04 April 2009

I'M NOT SCARED, WHAT ABOUT YOU?

My stepmother, who I dearly love (I wanted to make that clear, since so often when people start a sentence with "my stepmother" it's about something they aren't happy about), recently sent me this link to a You Tube video, with the subject heading of "Incredibly scary information." Take a look at it by clicking anywhere you want on this paragraph, then come back here, read the rest of my blog, and tell me if this scares you or not.

Okay, you're back. Good.

The only thing all this "information" does, is to make me sorry I won't be around in a hundred or so years to see how it all turns out. (Of course by then, I'd probably want another hundred years - greedy little shit, aren't I? - to see how that turns out.) It all seems so exciting.
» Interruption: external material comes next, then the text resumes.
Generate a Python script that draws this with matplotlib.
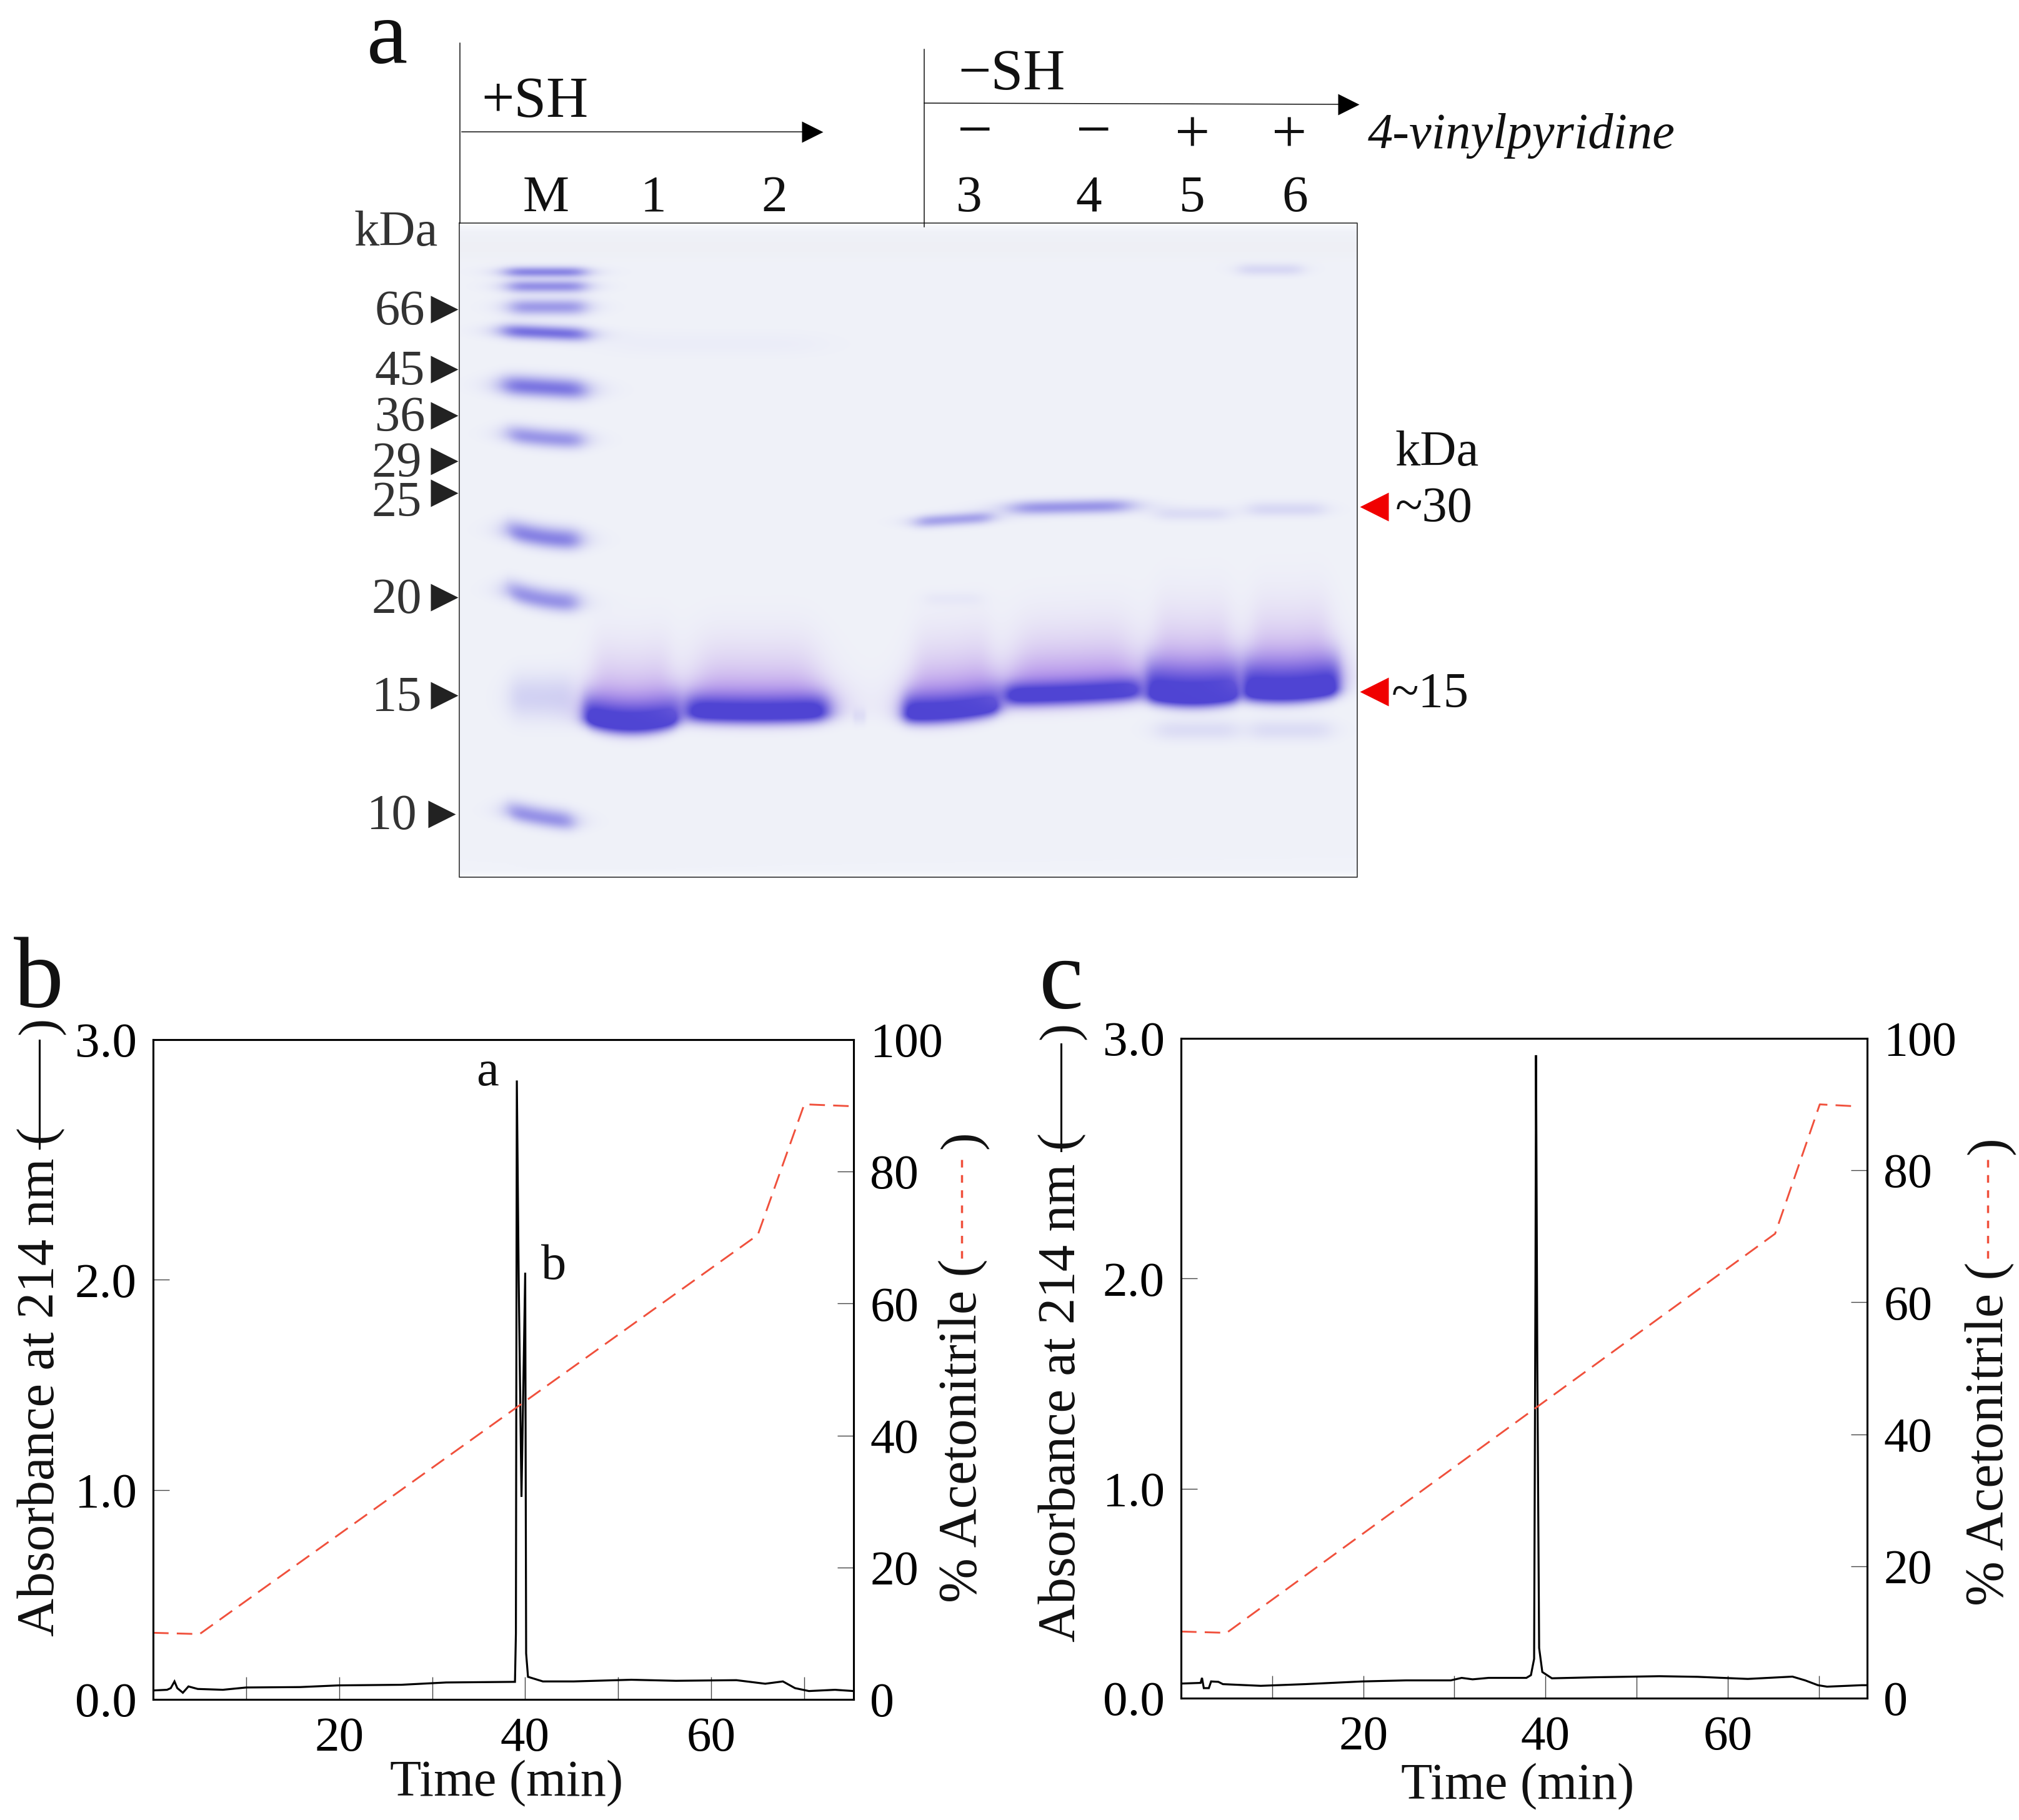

I can just barely recollect bits and pieces of the first time I ever went back east with my family. We flew from Los Angeles to New York. It took 11 hours, or more, and required a couple of stops along the way. Maybe it was in a DC-6 with its four propellers; the king of the commercial airways in the 1950s. Last time I made the trip, it took just slightly over five hours - we had favorable tailwinds.

I remember my father getting very nervous when the company he ran installed its first computer. They had to build a special clean, humidity and temperature controlled room to house it. It cost something like four million dollars (over 21 million dollars today, adjusted for inflation.) The fifteen hundred dollar laptop I'm writing this blog on, in my dusty, somewhat damp and cold at the moment, office in my house, is almost immeasurably more powerful than the computer my dad bought for his company back then.

My grandmother died in 1988 at the age of 98. She was tack sharp until the day she died. She was incredibly well read and well traveled, with a tremendous curiosity about the world. By the time she died, I had my first computer, a primitive affair with one big floppy disk for the operating system and one for whatever program I was using and a bit of extra space to store stuff on. I could sort of, kind of, get on the internet, mostly Usenet groups. Since then, thanks to the rapid development of the internet and computer software and hardware, I've probably learned more about the world over just those 20 years than my grandmother did in her entire life.

I envy my nieces and nephew, now just starting to edge into their teens. The breadth of their knowledge of the world will dwarf mine by the time they're my age. Probably long before that. Though there has been some criticism about the decreasing depth of people's knowledge - how much real information can actually be packed into a 140 word tweet? - it doesn't need to be that way. Breadth of knowledge will give them incredible opportunities to pick and choose what they want to learn in greater depth, what they want to specialize in.

Will they need to work harder, faster, more effectively to take advantage of all these opportunites? Yep, they will. Is that so bad or so scary? Nope, at least it shouldn't be. All this sped up and still speeding up development means is that the world is becoming a much more competitive place. And competition is good. It can be messy, chaotic; it requires flexibility and constant learning and relearning, but it's the best way to make things better in the long run.

This isn't to say that none of this, at my age, doesn't make me a little wistful, if not downright nervous at times. Pretty much everything I've learned to do in my life, is becoming obsolete, or if not, becoming less and less of a way to make a living. Still, that's progress for you. And it doesn't scare me. It excites me.

1 comment:

Ashley Ream said...

The very best part is how small the world will get, how easy it is and will continue to be to work and communicate with anyone, anywhere. Isolationism becomes impossible. Oh the places you will go, indeed.